At this time Chayut felt immense pride in the existence of an Israeli state and was totally committed to its policies against the Palestinians. Having lost an extended family at Auschwitz, and growing up in the shadow of this absolute evil, he wanted to be a loyal son to his people.

His book charts his growing political awareness to the point where he leaves the IDF and becomes a leading campaigner against the Israeli occupation.

Despite a tendency to leap backwards and forwards through the chronology of his life the writing flows freely, with extended descriptions of military operations he was involved in.

During one such mission, a village girl is so frozen by fear of him that she cannot run away but stares in horror before eventually escaping. This is the girl who stole his Holocaust. He realised that this girl saw him as the embodiment of absolute evil, which helped him to shed his belief in the absolute evil that had shaped his family.

His attachment to zionism weakened as his shame and regret grew.

Leaving the IDF in 2003 Chayut embarked on a cross-Israel trek which helped him see his country from another perspective.
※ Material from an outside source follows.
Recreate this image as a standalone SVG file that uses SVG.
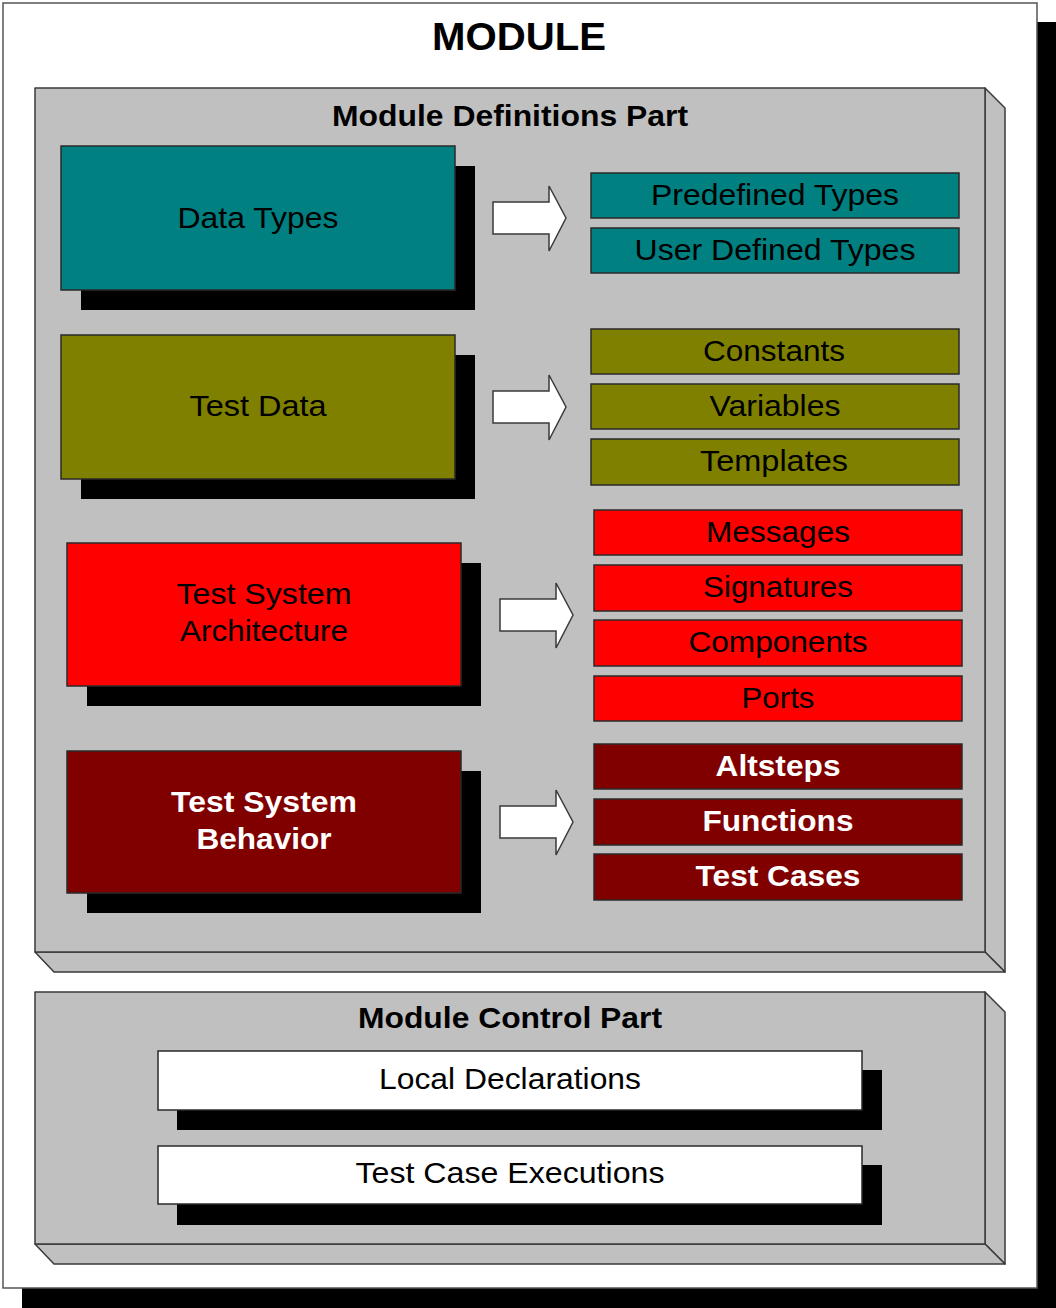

Arabs described to him their expulsion from their lands and he became increasingly ashamed of his country’s reputation for brute force.

Not only is Chayut one of an increasing number of Israeli soldiers who have rejected their country’s standpoint on the Palestinians, but he has also become an activist and eloquent author.

This book is a unique account of the occupation from the occupiers’ viewpoint and one of its major features is the link it makes between the actions of the nazi state against Jews and the actions of Israel against the Palestinians.

Chayut eventually joined the organisation Breaking The Silence which interviews veterans and broadcasts and publishes their testimonies, hoping to force Israel to face the truth about abuse towards Palestinians.

One ex-soldier told him that they were “accomplices to executions performed under immoral and even illegal orders.” As Chayut says, “I was among the brainwashed who committed crimes in the Occupied Territories and the struggle Breaking The Silence is conducting is a penance for me.”